2006 April


“Satellite Navigation Systems are destroying rural communities” was the theme of several newspaper articles this month. There are increasing complaints from rural communities that the drivers of large lorries are now blindly following in-vehicle satellite navigation systems which are set to show the shortest routes. As a result very large wagons are ending up on roads far too narrow and twisty for their size with the result they become stuck, causing traffic jams and considerable inconvenience to local people. In fact in some areas the impact has been so great there are calls for the removal of unclassified roads from the maps used by these systems.

On at least two occasions in the last few years, their use by large articulated lorries has blocked roads in and around Carrog. On the first an extremely large articulated lorry stopped outside Dewis Dyddyn with the unmistakable sound of air being expelled from powerful brakes. The vehicle totally filled the road and blocked it to all traffic save pedestrians and pedal cyclists. The driver was German and had a delivery for the industrial estate in Corwen, but the driver’s Company had given him a GPS co-ordinate not for the Llidiart Estate, but to Llidiart y Parc via the back road.

He had quickly realised his lorry, not only by virtue of weight but also sheer length, would not cross the bridge. He also expressed grave doubts about continuing along the Ty Nant Road towards Glyndyfrdwy. I confirmed his doubts in the belief that such a large vehicle would be unable to negotiate the numerous sharp bends In fact we were both wrong, but more of that later.

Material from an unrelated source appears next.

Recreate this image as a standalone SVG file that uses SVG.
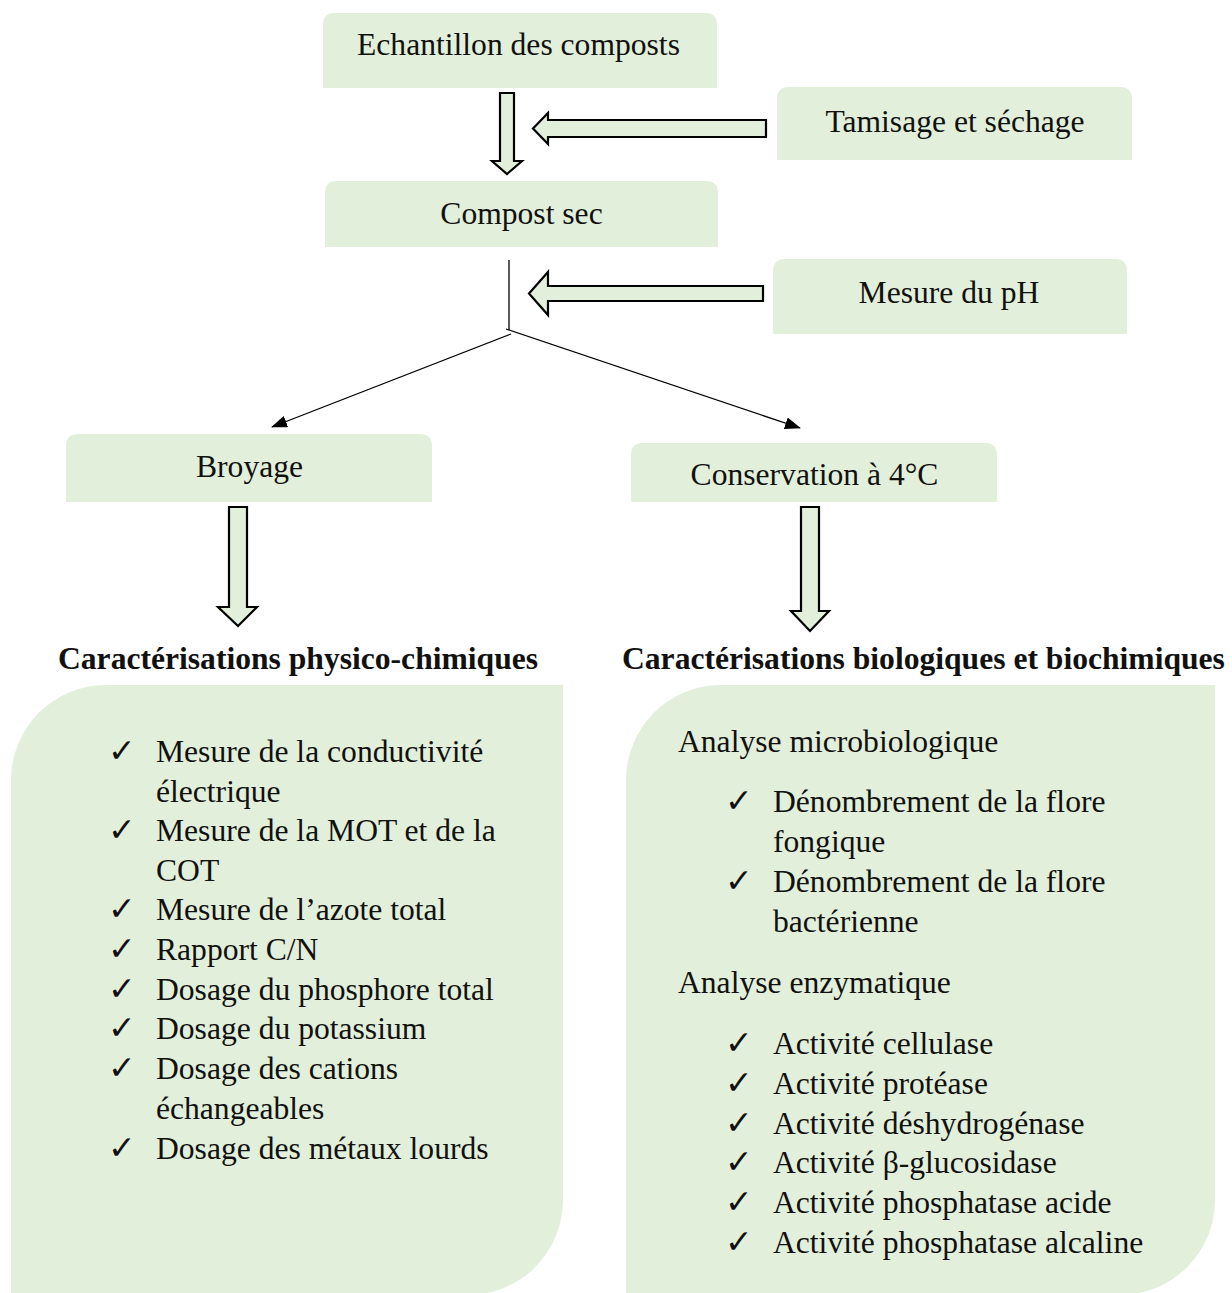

With admirable and remarkable skill he reversed back through the village, avoiding the numerous parked cars and eventually managing to get back on route by some careful manoeuvrings around the Maes y Llan junction, but again causing a complete blockage of the road.

On the second occasion whilst returning from Glyndyfrdwy along the back road I found the road very nearly blocked by an equally large articulated lorry whose French driver had followed his GPS along the back road from Llangollen and had continued to follow it when it directed him up the Bwlch y Goch road to Bryneglwys. He made the first 100 yards before bends and the steepness of the road stopped him and he then slid backwards, becoming lodged on the triangle of grass bank at the bottom of the road, not quite blocking both roads. He was wedged on the grass bank so firmly the vehicle was immobilised.

A breakdown wagon had to be called out and several hours later the tow truck followed by the artic came down the Ty Nant Road into the Village, thereby proving that the German driver and myself were both wrong in our belief such large vehicles cannot negotiate the back road. Most of the verges and even some of the hedges ended up layered across the road.

There are still several areas of the British Isles for which no computerised maps have been produced for these systems and amongst them is the Isle of Man. Attempt to use one of these systems in the Island and simply offers the advice, “Go to the nearest road”. I wonder if this is a polite way of telling drivers to ‘go away’ - or words to that effect!